◆ **What is needed**:
The material below holds a span beginning at the line with "Reproduce this chart with matplotlib." and ending at the line with "offsets = [-0.25, 0, 0.25]". Quote that span exactly, both ends included, and only that span.

◆ **Data**:

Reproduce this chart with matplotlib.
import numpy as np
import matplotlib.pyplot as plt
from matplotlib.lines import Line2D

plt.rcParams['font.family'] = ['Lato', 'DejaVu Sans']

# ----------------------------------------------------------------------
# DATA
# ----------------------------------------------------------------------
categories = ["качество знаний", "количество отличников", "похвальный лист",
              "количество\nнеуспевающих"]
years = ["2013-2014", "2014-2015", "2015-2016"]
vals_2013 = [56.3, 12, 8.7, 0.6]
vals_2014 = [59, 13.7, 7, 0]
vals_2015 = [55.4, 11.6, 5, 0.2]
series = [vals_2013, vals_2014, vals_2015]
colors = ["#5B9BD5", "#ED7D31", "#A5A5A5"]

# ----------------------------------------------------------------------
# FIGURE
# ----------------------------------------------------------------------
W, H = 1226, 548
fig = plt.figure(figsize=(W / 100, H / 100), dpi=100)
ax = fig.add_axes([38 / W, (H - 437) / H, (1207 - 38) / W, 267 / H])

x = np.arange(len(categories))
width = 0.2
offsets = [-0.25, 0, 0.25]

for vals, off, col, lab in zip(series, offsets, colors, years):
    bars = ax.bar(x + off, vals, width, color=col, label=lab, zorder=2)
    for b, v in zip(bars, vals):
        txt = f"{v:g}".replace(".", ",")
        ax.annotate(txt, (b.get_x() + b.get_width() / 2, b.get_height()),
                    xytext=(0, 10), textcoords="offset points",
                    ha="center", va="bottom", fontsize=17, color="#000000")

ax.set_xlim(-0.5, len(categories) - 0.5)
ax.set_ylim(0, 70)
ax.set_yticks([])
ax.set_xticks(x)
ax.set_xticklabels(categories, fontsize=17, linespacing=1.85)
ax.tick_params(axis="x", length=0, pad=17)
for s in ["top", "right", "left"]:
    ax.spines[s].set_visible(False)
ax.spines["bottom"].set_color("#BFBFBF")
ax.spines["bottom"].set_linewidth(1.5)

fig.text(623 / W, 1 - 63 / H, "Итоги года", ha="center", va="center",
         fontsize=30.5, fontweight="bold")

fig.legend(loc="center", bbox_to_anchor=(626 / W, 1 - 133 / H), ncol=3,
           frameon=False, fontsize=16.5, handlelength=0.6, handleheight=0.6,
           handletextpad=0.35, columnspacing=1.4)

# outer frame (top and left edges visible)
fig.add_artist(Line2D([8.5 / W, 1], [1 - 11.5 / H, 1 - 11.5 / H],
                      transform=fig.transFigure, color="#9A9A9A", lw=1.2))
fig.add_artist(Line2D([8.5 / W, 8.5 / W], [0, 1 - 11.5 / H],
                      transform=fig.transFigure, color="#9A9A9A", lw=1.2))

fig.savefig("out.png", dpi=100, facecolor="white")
--
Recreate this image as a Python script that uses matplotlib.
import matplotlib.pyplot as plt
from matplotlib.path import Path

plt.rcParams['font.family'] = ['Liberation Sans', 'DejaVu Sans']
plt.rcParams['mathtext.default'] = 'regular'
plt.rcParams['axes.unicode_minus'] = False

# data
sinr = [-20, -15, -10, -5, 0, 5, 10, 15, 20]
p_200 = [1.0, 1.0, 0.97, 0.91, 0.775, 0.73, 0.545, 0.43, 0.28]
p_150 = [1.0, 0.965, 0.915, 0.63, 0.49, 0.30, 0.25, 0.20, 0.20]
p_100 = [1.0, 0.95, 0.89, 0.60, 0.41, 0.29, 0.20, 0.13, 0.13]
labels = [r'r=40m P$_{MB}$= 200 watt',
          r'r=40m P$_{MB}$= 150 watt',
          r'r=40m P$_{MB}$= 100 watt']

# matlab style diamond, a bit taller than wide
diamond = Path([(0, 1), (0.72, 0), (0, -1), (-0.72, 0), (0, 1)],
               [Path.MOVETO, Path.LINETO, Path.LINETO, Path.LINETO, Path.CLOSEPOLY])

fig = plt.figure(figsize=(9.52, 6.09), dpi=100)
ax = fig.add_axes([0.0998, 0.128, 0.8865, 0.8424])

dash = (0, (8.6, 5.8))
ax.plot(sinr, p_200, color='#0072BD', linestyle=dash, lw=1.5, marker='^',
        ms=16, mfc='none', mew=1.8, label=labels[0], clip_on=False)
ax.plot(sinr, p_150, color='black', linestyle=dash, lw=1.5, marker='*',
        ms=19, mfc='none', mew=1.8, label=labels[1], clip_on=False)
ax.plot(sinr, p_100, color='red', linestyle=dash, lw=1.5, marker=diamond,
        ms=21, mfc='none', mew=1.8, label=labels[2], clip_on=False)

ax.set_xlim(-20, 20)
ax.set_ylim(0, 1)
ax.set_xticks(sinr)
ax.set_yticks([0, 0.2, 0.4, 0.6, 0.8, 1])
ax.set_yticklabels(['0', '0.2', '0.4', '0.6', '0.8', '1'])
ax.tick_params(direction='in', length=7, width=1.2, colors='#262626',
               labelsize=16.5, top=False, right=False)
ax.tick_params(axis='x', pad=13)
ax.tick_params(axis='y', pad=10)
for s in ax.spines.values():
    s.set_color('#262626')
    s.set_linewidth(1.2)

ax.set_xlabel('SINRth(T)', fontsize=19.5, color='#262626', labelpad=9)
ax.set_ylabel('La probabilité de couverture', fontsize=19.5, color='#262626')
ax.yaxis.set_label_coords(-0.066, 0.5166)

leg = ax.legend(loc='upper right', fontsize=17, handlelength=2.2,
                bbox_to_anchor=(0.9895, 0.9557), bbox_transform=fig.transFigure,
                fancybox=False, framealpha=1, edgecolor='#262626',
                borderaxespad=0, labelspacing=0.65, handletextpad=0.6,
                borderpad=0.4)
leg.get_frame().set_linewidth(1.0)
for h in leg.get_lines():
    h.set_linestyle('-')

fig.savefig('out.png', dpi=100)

◆ **Exercise answer**:
Reproduce this chart with matplotlib.
import numpy as np
import matplotlib.pyplot as plt
from matplotlib.lines import Line2D

plt.rcParams['font.family'] = ['Lato', 'DejaVu Sans']

# ----------------------------------------------------------------------
# DATA
# ----------------------------------------------------------------------
categories = ["качество знаний", "количество отличников", "похвальный лист",
              "количество\nнеуспевающих"]
years = ["2013-2014", "2014-2015", "2015-2016"]
vals_2013 = [56.3, 12, 8.7, 0.6]
vals_2014 = [59, 13.7, 7, 0]
vals_2015 = [55.4, 11.6, 5, 0.2]
series = [vals_2013, vals_2014, vals_2015]
colors = ["#5B9BD5", "#ED7D31", "#A5A5A5"]

# ----------------------------------------------------------------------
# FIGURE
# ----------------------------------------------------------------------
W, H = 1226, 548
fig = plt.figure(figsize=(W / 100, H / 100), dpi=100)
ax = fig.add_axes([38 / W, (H - 437) / H, (1207 - 38) / W, 267 / H])

x = np.arange(len(categories))
width = 0.2
offsets = [-0.25, 0, 0.25]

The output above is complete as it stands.